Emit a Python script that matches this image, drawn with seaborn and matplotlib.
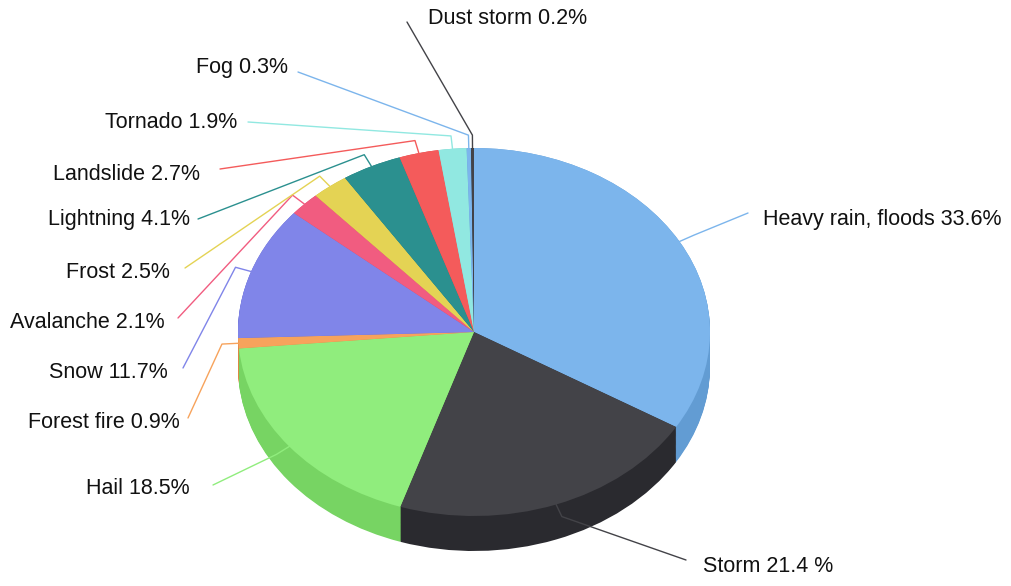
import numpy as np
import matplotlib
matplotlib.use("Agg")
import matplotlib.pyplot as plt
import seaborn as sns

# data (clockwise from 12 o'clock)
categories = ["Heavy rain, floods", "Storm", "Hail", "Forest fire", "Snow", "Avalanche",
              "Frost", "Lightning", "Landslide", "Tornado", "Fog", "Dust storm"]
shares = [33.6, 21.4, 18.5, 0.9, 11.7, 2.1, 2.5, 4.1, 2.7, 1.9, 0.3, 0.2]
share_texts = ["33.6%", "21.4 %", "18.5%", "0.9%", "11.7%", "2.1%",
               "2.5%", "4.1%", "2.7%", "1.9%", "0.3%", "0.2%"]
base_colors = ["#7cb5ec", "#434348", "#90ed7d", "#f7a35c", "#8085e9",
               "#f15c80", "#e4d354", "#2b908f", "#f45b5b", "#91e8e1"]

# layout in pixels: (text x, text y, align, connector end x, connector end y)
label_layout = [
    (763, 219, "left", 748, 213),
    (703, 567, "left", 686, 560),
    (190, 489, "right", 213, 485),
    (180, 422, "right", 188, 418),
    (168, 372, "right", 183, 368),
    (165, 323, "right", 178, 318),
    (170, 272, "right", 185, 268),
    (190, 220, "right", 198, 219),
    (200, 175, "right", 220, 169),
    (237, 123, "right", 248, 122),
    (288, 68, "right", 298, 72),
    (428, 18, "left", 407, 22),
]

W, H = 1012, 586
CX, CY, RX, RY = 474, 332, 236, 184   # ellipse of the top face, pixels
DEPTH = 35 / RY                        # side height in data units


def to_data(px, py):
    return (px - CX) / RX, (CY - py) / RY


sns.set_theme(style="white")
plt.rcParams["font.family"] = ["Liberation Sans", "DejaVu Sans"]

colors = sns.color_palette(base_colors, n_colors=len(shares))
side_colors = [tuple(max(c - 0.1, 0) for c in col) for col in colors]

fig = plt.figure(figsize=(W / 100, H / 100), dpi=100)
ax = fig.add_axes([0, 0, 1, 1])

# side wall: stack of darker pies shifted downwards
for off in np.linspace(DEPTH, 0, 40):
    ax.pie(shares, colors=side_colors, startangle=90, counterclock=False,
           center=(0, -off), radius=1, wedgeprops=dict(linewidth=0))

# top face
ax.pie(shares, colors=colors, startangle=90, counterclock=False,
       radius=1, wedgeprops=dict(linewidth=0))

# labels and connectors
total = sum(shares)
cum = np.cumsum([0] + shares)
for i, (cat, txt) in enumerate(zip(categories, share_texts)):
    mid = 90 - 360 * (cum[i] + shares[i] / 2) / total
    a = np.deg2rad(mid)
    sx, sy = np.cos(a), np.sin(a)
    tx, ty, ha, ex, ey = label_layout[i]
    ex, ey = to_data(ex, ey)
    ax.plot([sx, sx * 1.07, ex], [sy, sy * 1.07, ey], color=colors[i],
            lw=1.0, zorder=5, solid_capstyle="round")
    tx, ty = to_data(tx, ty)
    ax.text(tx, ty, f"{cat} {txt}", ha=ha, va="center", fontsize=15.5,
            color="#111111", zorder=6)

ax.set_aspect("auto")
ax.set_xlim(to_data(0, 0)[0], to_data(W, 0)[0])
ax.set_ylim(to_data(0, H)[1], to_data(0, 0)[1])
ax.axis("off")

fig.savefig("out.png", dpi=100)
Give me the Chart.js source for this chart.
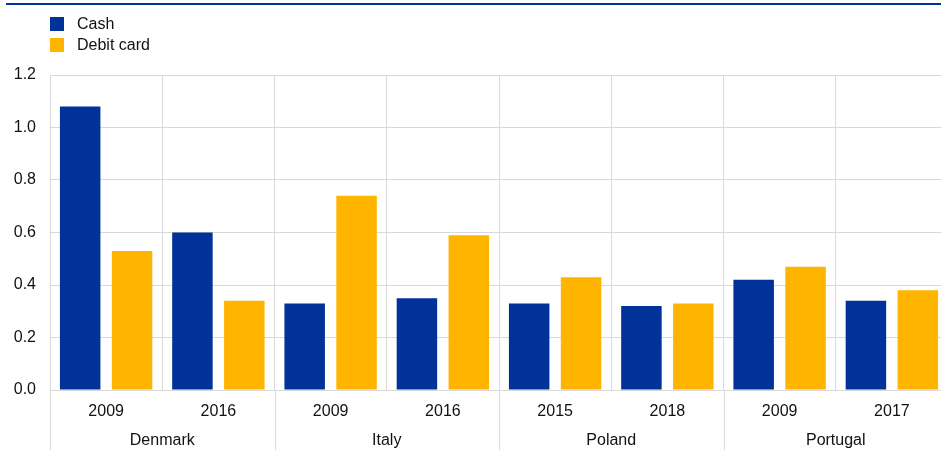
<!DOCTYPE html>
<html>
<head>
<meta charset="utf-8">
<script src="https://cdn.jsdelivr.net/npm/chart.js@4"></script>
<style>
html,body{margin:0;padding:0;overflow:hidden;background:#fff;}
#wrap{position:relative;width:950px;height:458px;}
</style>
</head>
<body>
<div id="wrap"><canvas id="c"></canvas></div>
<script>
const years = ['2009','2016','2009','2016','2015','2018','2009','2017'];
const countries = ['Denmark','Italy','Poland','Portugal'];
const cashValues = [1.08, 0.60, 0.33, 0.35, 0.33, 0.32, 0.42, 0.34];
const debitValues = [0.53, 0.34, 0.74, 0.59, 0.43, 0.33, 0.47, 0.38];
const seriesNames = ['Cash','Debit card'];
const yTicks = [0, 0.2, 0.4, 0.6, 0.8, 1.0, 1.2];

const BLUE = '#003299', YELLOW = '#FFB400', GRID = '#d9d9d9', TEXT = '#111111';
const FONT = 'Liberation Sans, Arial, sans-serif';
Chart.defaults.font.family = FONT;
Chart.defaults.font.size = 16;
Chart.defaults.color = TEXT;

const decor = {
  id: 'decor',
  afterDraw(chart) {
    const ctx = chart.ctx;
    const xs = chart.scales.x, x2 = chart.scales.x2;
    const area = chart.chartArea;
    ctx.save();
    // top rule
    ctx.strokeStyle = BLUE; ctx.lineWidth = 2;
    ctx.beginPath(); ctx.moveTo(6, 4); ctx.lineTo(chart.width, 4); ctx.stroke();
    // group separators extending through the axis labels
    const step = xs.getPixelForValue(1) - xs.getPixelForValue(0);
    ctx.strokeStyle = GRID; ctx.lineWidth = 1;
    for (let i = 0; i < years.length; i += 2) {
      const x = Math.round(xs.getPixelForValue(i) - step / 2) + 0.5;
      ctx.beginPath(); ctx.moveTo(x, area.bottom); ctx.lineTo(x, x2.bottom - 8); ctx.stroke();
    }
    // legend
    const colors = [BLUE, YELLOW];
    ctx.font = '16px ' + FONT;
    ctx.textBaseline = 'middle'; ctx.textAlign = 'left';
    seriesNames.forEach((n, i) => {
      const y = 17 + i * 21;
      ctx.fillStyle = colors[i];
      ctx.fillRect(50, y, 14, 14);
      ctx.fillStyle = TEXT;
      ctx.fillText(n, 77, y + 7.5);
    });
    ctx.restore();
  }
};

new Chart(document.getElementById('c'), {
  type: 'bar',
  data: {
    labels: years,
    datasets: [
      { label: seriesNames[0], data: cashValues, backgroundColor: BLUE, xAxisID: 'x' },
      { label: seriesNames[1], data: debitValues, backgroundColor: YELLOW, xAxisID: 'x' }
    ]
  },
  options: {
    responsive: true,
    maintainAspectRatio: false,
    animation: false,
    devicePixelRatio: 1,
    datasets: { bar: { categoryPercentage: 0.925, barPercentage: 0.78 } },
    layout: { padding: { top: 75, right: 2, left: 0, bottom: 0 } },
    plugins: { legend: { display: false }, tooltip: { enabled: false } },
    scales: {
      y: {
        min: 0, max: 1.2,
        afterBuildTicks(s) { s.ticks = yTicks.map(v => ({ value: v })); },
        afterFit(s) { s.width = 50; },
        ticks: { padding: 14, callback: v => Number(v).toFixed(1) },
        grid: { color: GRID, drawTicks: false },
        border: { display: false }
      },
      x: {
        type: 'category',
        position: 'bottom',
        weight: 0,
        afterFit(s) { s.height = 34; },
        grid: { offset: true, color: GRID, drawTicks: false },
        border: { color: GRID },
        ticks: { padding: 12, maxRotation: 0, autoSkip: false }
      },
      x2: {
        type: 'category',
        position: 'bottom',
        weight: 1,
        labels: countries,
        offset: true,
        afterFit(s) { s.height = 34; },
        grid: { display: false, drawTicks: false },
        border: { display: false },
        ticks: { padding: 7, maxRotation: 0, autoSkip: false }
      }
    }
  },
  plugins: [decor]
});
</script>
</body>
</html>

* [What to work on]: Your task is to repeat the data above exactly while excluding the pictures.

* [Task solution]:
Emit a Python script that matches this image, drawn with seaborn and matplotlib.
import numpy as np
import matplotlib
matplotlib.use("Agg")
import matplotlib.pyplot as plt
import seaborn as sns

# data (clockwise from 12 o'clock)
categories = ["Heavy rain, floods", "Storm", "Hail", "Forest fire", "Snow", "Avalanche",
              "Frost", "Lightning", "Landslide", "Tornado", "Fog", "Dust storm"]
shares = [33.6, 21.4, 18.5, 0.9, 11.7, 2.1, 2.5, 4.1, 2.7, 1.9, 0.3, 0.2]
share_texts = ["33.6%", "21.4 %", "18.5%", "0.9%", "11.7%", "2.1%",
               "2.5%", "4.1%", "2.7%", "1.9%", "0.3%", "0.2%"]
base_colors = ["#7cb5ec", "#434348", "#90ed7d", "#f7a35c", "#8085e9",
               "#f15c80", "#e4d354", "#2b908f", "#f45b5b", "#91e8e1"]

# layout in pixels: (text x, text y, align, connector end x, connector end y)
label_layout = [
    (763, 219, "left", 748, 213),
    (703, 567, "left", 686, 560),
    (190, 489, "right", 213, 485),
    (180, 422, "right", 188, 418),
    (168, 372, "right", 183, 368),
    (165, 323, "right", 178, 318),
    (170, 272, "right", 185, 268),
    (190, 220, "right", 198, 219),
    (200, 175, "right", 220, 169),
    (237, 123, "right", 248, 122),
    (288, 68, "right", 298, 72),
    (428, 18, "left", 407, 22),
]

W, H = 1012, 586
CX, CY, RX, RY = 474, 332, 236, 184   # ellipse of the top face, pixels
DEPTH = 35 / RY                        # side height in data units


def to_data(px, py):
    return (px - CX) / RX, (CY - py) / RY


sns.set_theme(style="white")
plt.rcParams["font.family"] = ["Liberation Sans", "DejaVu Sans"]

colors = sns.color_palette(base_colors, n_colors=len(shares))
side_colors = [tuple(max(c - 0.1, 0) for c in col) for col in colors]

fig = plt.figure(figsize=(W / 100, H / 100), dpi=100)
ax = fig.add_axes([0, 0, 1, 1])

# side wall: stack of darker pies shifted downwards
for off in np.linspace(DEPTH, 0, 40):
    ax.pie(shares, colors=side_colors, startangle=90, counterclock=False,
           center=(0, -off), radius=1, wedgeprops=dict(linewidth=0))

# top face
ax.pie(shares, colors=colors, startangle=90, counterclock=False,
       radius=1, wedgeprops=dict(linewidth=0))

# labels and connectors
total = sum(shares)
cum = np.cumsum([0] + shares)
for i, (cat, txt) in enumerate(zip(categories, share_texts)):
    mid = 90 - 360 * (cum[i] + shares[i] / 2) / total
    a = np.deg2rad(mid)
    sx, sy = np.cos(a), np.sin(a)
    tx, ty, ha, ex, ey = label_layout[i]
    ex, ey = to_data(ex, ey)
    ax.plot([sx, sx * 1.07, ex], [sy, sy * 1.07, ey], color=colors[i],
            lw=1.0, zorder=5, solid_capstyle="round")
    tx, ty = to_data(tx, ty)
    ax.text(tx, ty, f"{cat} {txt}", ha=ha, va="center", fontsize=15.5,
            color="#111111", zorder=6)

ax.set_aspect("auto")
ax.set_xlim(to_data(0, 0)[0], to_data(W, 0)[0])
ax.set_ylim(to_data(0, H)[1], to_data(0, 0)[1])
ax.axis("off")

fig.savefig("out.png", dpi=100)
Give me the Chart.js source for this chart.
<!DOCTYPE html>
<html>
<head>
<meta charset="utf-8">
<script src="https://cdn.jsdelivr.net/npm/chart.js@4"></script>
<style>
html,body{margin:0;padding:0;overflow:hidden;background:#fff;}
#wrap{position:relative;width:950px;height:458px;}
</style>
</head>
<body>
<div id="wrap"><canvas id="c"></canvas></div>
<script>
const years = ['2009','2016','2009','2016','2015','2018','2009','2017'];
const countries = ['Denmark','Italy','Poland','Portugal'];
const cashValues = [1.08, 0.60, 0.33, 0.35, 0.33, 0.32, 0.42, 0.34];
const debitValues = [0.53, 0.34, 0.74, 0.59, 0.43, 0.33, 0.47, 0.38];
const seriesNames = ['Cash','Debit card'];
const yTicks = [0, 0.2, 0.4, 0.6, 0.8, 1.0, 1.2];

const BLUE = '#003299', YELLOW = '#FFB400', GRID = '#d9d9d9', TEXT = '#111111';
const FONT = 'Liberation Sans, Arial, sans-serif';
Chart.defaults.font.family = FONT;
Chart.defaults.font.size = 16;
Chart.defaults.color = TEXT;

const decor = {
  id: 'decor',
  afterDraw(chart) {
    const ctx = chart.ctx;
    const xs = chart.scales.x, x2 = chart.scales.x2;
    const area = chart.chartArea;
    ctx.save();
    // top rule
    ctx.strokeStyle = BLUE; ctx.lineWidth = 2;
    ctx.beginPath(); ctx.moveTo(6, 4); ctx.lineTo(chart.width, 4); ctx.stroke();
    // group separators extending through the axis labels
    const step = xs.getPixelForValue(1) - xs.getPixelForValue(0);
    ctx.strokeStyle = GRID; ctx.lineWidth = 1;
    for (let i = 0; i < years.length; i += 2) {
      const x = Math.round(xs.getPixelForValue(i) - step / 2) + 0.5;
      ctx.beginPath(); ctx.moveTo(x, area.bottom); ctx.lineTo(x, x2.bottom - 8); ctx.stroke();
    }
    // legend
    const colors = [BLUE, YELLOW];
    ctx.font = '16px ' + FONT;
    ctx.textBaseline = 'middle'; ctx.textAlign = 'left';
    seriesNames.forEach((n, i) => {
      const y = 17 + i * 21;
      ctx.fillStyle = colors[i];
      ctx.fillRect(50, y, 14, 14);
      ctx.fillStyle = TEXT;
      ctx.fillText(n, 77, y + 7.5);
    });
    ctx.restore();
  }
};

new Chart(document.getElementById('c'), {
  type: 'bar',
  data: {
    labels: years,
    datasets: [
      { label: seriesNames[0], data: cashValues, backgroundColor: BLUE, xAxisID: 'x' },
      { label: seriesNames[1], data: debitValues, backgroundColor: YELLOW, xAxisID: 'x' }
    ]
  },
  options: {
    responsive: true,
    maintainAspectRatio: false,
    animation: false,
    devicePixelRatio: 1,
    datasets: { bar: { categoryPercentage: 0.925, barPercentage: 0.78 } },
    layout: { padding: { top: 75, right: 2, left: 0, bottom: 0 } },
    plugins: { legend: { display: false }, tooltip: { enabled: false } },
    scales: {
      y: {
        min: 0, max: 1.2,
        afterBuildTicks(s) { s.ticks = yTicks.map(v => ({ value: v })); },
        afterFit(s) { s.width = 50; },
        ticks: { padding: 14, callback: v => Number(v).toFixed(1) },
        grid: { color: GRID, drawTicks: false },
        border: { display: false }
      },
      x: {
        type: 'category',
        position: 'bottom',
        weight: 0,
        afterFit(s) { s.height = 34; },
        grid: { offset: true, color: GRID, drawTicks: false },
        border: { color: GRID },
        ticks: { padding: 12, maxRotation: 0, autoSkip: false }
      },
      x2: {
        type: 'category',
        position: 'bottom',
        weight: 1,
        labels: countries,
        offset: true,
        afterFit(s) { s.height = 34; },
        grid: { display: false, drawTicks: false },
        border: { display: false },
        ticks: { padding: 7, maxRotation: 0, autoSkip: false }
      }
    }
  },
  plugins: [decor]
});
</script>
</body>
</html>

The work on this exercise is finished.